### Instruction:
Would you return the run of lines that starts at the one with "Convert this chart" and ends at the one with "import pandas as pd", ends included, exactly as written and without the images?

### Dataset entries:
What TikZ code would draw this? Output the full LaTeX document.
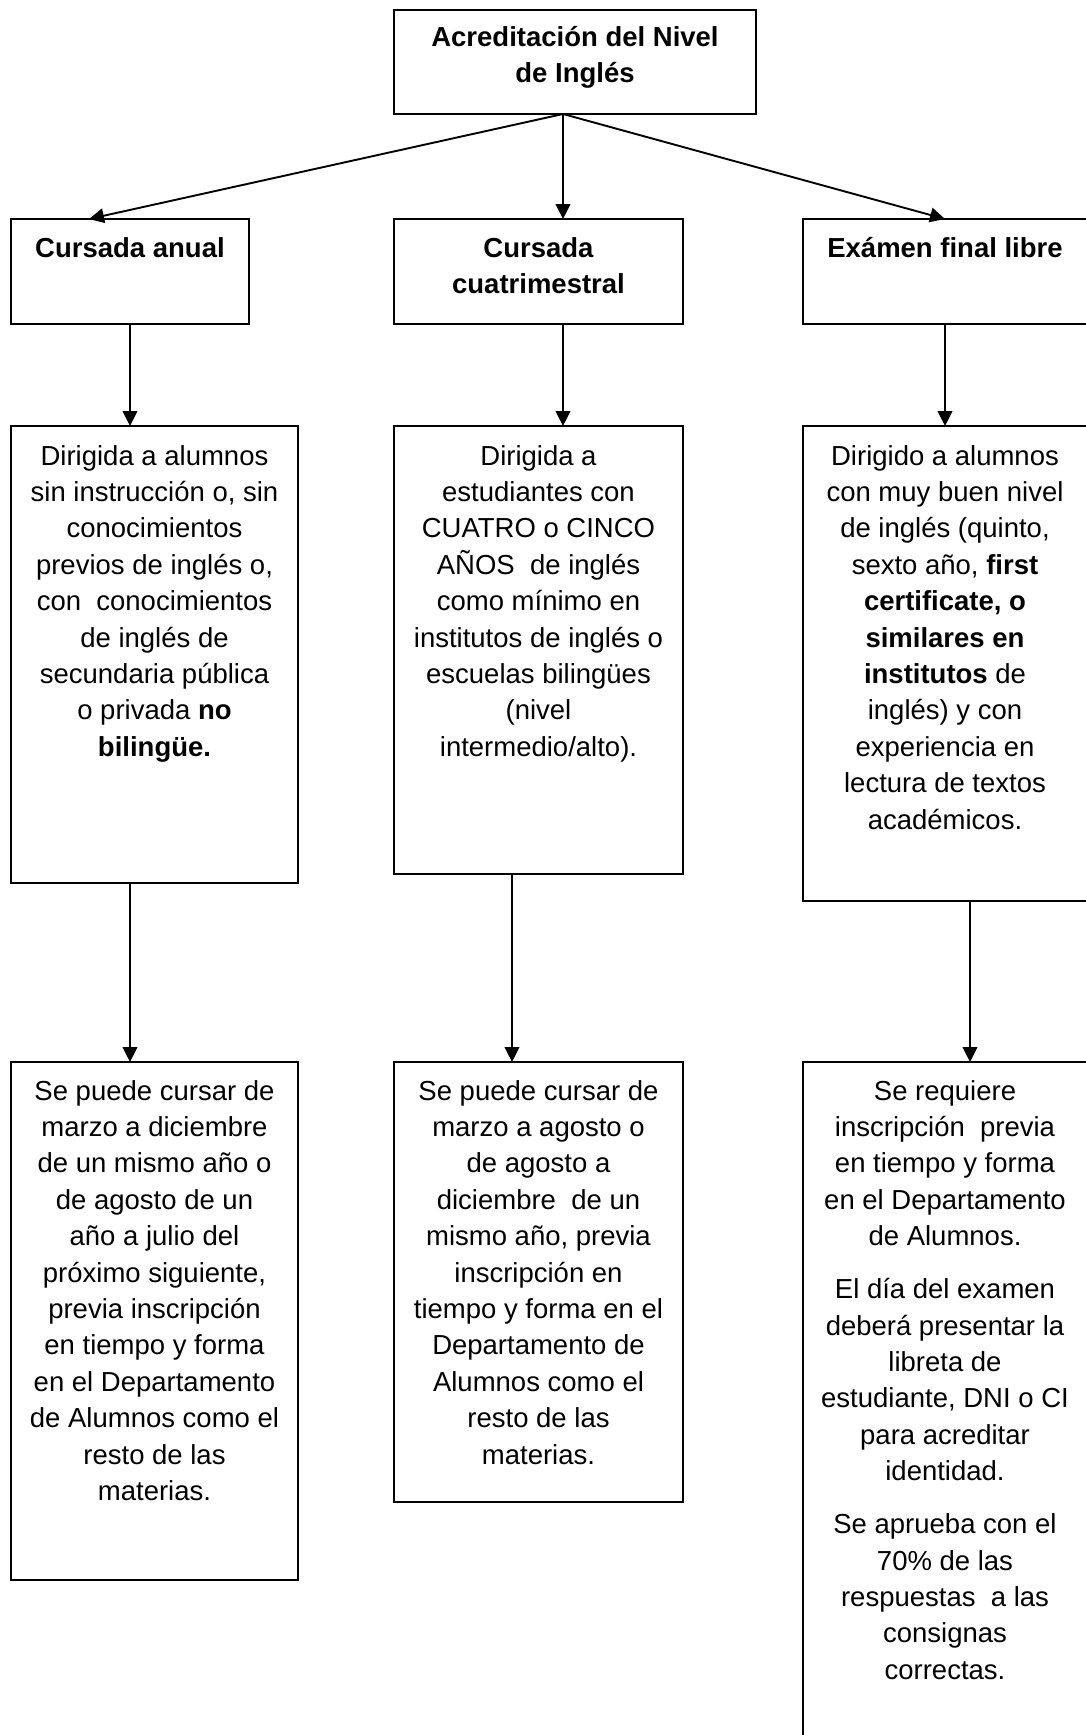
\documentclass[tikz,border=0pt]{standalone}
\usepackage{fontspec}
\setmainfont{Liberation Sans}
\usetikzlibrary{arrows.meta,calc}
\newcommand\boxtext[1]{\parbox[t]{200pt}{\centering #1}}
\tikzset{
  box/.style={draw, line width=0.95pt, inner sep=0pt, outer sep=0pt},
  txt/.style={inner sep=0pt, outer sep=0pt, anchor=base, font=\fontsize{13.75pt}{18.2pt}\selectfont},
  arr/.style={line width=0.95pt, -{Triangle[length=7.5pt,width=7.3pt]}},
}
\begin{document}
\begin{tikzpicture}[x=0.5pt,y=-0.5pt]
\useasboundingbox (0,0) rectangle (1086,1735);
\fill[white] (0,0) rectangle (1086,1735);
\clip (0,0) rectangle (1086,1735);

% boxes
\node[box, minimum width=181pt, minimum height=52pt] (top) at (575,62) {};

\node[box, minimum width=119pt,   minimum height=52.5pt] (A2) at (130,271.5) {};
\node[box, minimum width=144.5pt, minimum height=52.5pt] (B2) at (538.5,271.5) {};
\node[box, minimum width=142pt,   minimum height=52.5pt] (C2) at (945,271.5) {};

\node[box, minimum width=143.5pt, minimum height=228.5pt] (A3) at (154.5,654.5) {};
\node[box, minimum width=144.5pt, minimum height=224pt]   (B3) at (538.5,650) {};
\node[box, minimum width=142pt,   minimum height=237.5pt] (C3) at (945,663.5) {};

\node[box, minimum width=143.5pt, minimum height=259pt]   (A4) at (154.5,1321) {};
\node[box, minimum width=144.5pt, minimum height=220pt]   (B4) at (538.5,1282) {};
\node[box, minimum width=142pt,   minimum height=341.5pt] (C4) at (945,1403.5) {};

% texts
\node[txt] (ttop) at ($(top.north)+(0,36)$) {\boxtext{\bfseries Acreditación del Nivel\\de Inglés}};
\node[txt] (tA2) at ($(A2.north)+(0,38)$) {\boxtext{\bfseries Cursada anual}};
\node[txt] (tB2) at ($(B2.north)+(0,38)$) {\boxtext{\bfseries Cursada\\cuatrimestral}};
\node[txt] (tC2) at ($(C2.north)+(0,38)$) {\boxtext{\bfseries Exámen final libre}};

\node[txt] (tA3) at ($(A3.north)+(0,39)$) {\boxtext{Dirigida a alumnos\\sin instrucción o, sin\\conocimientos\\previos de inglés o,\\con~ conocimientos\\de inglés de\\secundaria pública\\o privada \textbf{no}\\\textbf{bilingüe.}}};
\node[txt] (tB3) at ($(B3.north)+(0,39)$) {\boxtext{Dirigida a\\estudiantes con\\CUATRO o CINCO\\AÑOS~ de inglés\\como mínimo en\\institutos de inglés o\\escuelas bilingües\\(nivel\\intermedio/alto).}};
\node[txt] (tC3) at ($(C3.north)+(0,39)$) {\boxtext{Dirigido a alumnos\\con muy buen nivel\\de inglés (quinto,\\sexto año, \textbf{first}\\\textbf{certificate, o}\\\textbf{similares en}\\\textbf{institutos} de\\inglés) y con\\experiencia en\\lectura de textos\\académicos.}};

\node[txt] (tA4) at ($(A4.north)+(0,38)$) {\boxtext{Se puede cursar de\\marzo a diciembre\\de un mismo año o\\de agosto de un\\año a julio del\\próximo siguiente,\\previa inscripción\\en tiempo y forma\\en el Departamento\\de Alumnos como el\\resto de las\\materias.}};
\node[txt] (tB4) at ($(B4.north)+(0,38)$) {\boxtext{Se puede cursar de\\marzo a agosto o\\de agosto a\\diciembre~ de un\\mismo año, previa\\inscripción en\\tiempo y forma en el\\Departamento de\\Alumnos como el\\resto de las\\materias.}};
\node[txt] (tC4) at ($(C4.north)+(0,38)$) {\boxtext{Se requiere\\inscripción~ previa\\en tiempo y forma\\en el Departamento\\de Alumnos.\\[8.3pt]El día del examen\\deberá presentar la\\libreta de\\estudiante, DNI o CI\\para acreditar\\identidad.\\[8.3pt]Se aprueba con el\\70\% de las\\respuestas~ a las\\consignas\\correctas.}};

% connectors
\coordinate (o) at ($(top.south)+(-12,0)$);
\draw[arr] (o) -- ($(A2.north)+(-41,0)$);
\draw[arr] (o) -- (o |- B2.north);
\draw[arr] (o) -- (C2.north);

\draw[arr] (A2.south) -- (A2.south |- A3.north);
\draw[arr] (o |- B2.south) -- (o |- B3.north);
\draw[arr] (C2.south) -- (C2.south |- C3.north);

\draw[arr] (A2.south |- A3.south) -- (A2.south |- A4.north);
\coordinate (m) at ($(B3.south)+(-26.5,0)$);
\draw[arr] (m) -- (m |- B4.north);
\coordinate (r) at ($(C3.south)+(25,0)$);
\draw[arr] (r) -- (r |- C4.north);
\end{tikzpicture}
\end{document}
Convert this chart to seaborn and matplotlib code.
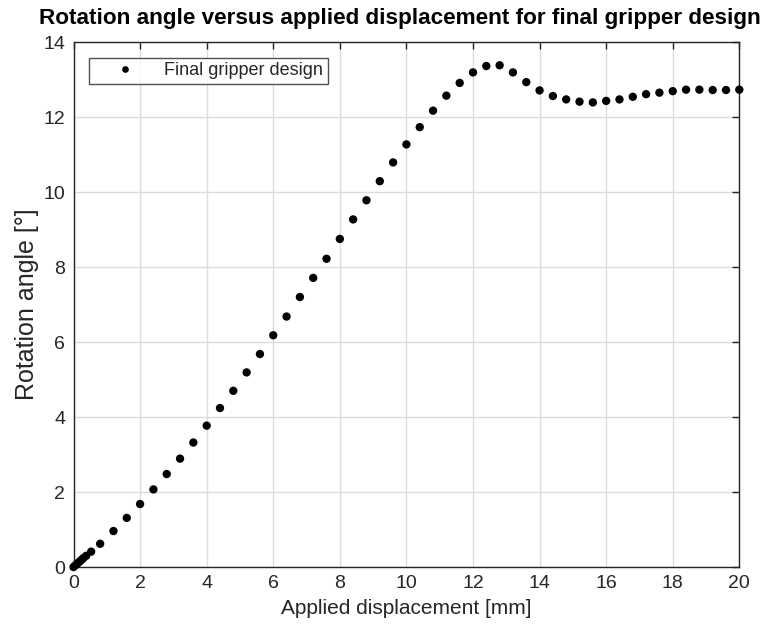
import matplotlib
matplotlib.use("Agg")
import matplotlib.pyplot as plt
import seaborn as sns
import pandas as pd

displacement = [0, 0.05, 0.1, 0.15, 0.2, 0.25, 0.3, 0.38, 0.53, 0.8,
                1.2, 1.6, 2.0, 2.4, 2.8, 3.2, 3.6, 4.0, 4.4, 4.8,
                5.2, 5.6, 6.0, 6.4, 6.8, 7.2, 7.6, 8.0, 8.4, 8.8,
                9.2, 9.6, 10.0, 10.4, 10.8, 11.2, 11.6, 12.0, 12.4, 12.8,
                13.2, 13.6, 14.0, 14.4, 14.8, 15.2, 15.6, 16.0, 16.4, 16.8,
                17.2, 17.6, 18.0, 18.4, 18.8, 19.2, 19.6, 20.0]
rotation = [0, 0.04, 0.08, 0.12, 0.16, 0.2, 0.24, 0.3, 0.41, 0.62,
            0.96, 1.31, 1.68, 2.07, 2.48, 2.89, 3.32, 3.77, 4.24, 4.70,
            5.19, 5.68, 6.18, 6.68, 7.20, 7.71, 8.22, 8.75, 9.27, 9.78,
            10.29, 10.79, 11.27, 11.73, 12.17, 12.57, 12.91, 13.19, 13.36, 13.38,
            13.19, 12.93, 12.71, 12.56, 12.47, 12.41, 12.39, 12.43, 12.47, 12.54,
            12.61, 12.65, 12.69, 12.73, 12.73, 12.72, 12.72, 12.73]
series_label = "Final gripper design"
x_ticks = [0, 2, 4, 6, 8, 10, 12, 14, 16, 18, 20]
y_ticks = [0, 2, 4, 6, 8, 10, 12, 14]

sns.set_style("whitegrid")
plt.rcParams['font.family'] = ['Liberation Sans', 'DejaVu Sans']

df = pd.DataFrame({"x": displacement, "y": rotation, "s": series_label})

fig = plt.figure(figsize=(7.69, 6.32), dpi=100)
ax = fig.add_axes([0.0956, 0.1028, 0.9614 - 0.0956, 0.9335 - 0.1028])
sns.scatterplot(data=df, x="x", y="y", hue="s", palette=["black"], s=36,
                edgecolor="black", linewidth=0, ax=ax, clip_on=False, zorder=3)

ax.set_xlim(0, 20)
ax.set_ylim(0, 14)
ax.set_xticks(x_ticks)
ax.set_yticks(y_ticks)
ax.grid(True, color="#dcdcdc", linewidth=1)
for sp in ax.spines.values():
    sp.set_color("#262626")
    sp.set_linewidth(1)
ax.tick_params(direction="in", length=5, width=1, color="#262626",
               top=True, right=True, labelsize=14, labelcolor="#262626", pad=6)
ax.set_xlabel("Applied displacement [mm]", fontsize=15, color="#262626", labelpad=5)
ax.set_ylabel("Rotation angle [°]", fontsize=18, color="#262626", labelpad=3)
ax.set_title("Rotation angle versus applied displacement for final gripper design",
             fontsize=16.2, fontweight="bold", color="black", pad=13, x=0.49)

leg = ax.legend(loc="upper left", bbox_to_anchor=(0.024, 0.97), fontsize=13,
                frameon=True, fancybox=False, edgecolor="#262626",
                handletextpad=0.5, borderpad=0.25, handlelength=3.4, markerscale=0.8,
                borderaxespad=0)
leg.get_frame().set_linewidth(1)
for t in leg.get_texts():
    t.set_color("#262626")

fig.savefig("out.png", dpi=100)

### Correct answer:
Convert this chart to seaborn and matplotlib code.
import matplotlib
matplotlib.use("Agg")
import matplotlib.pyplot as plt
import seaborn as sns
import pandas as pd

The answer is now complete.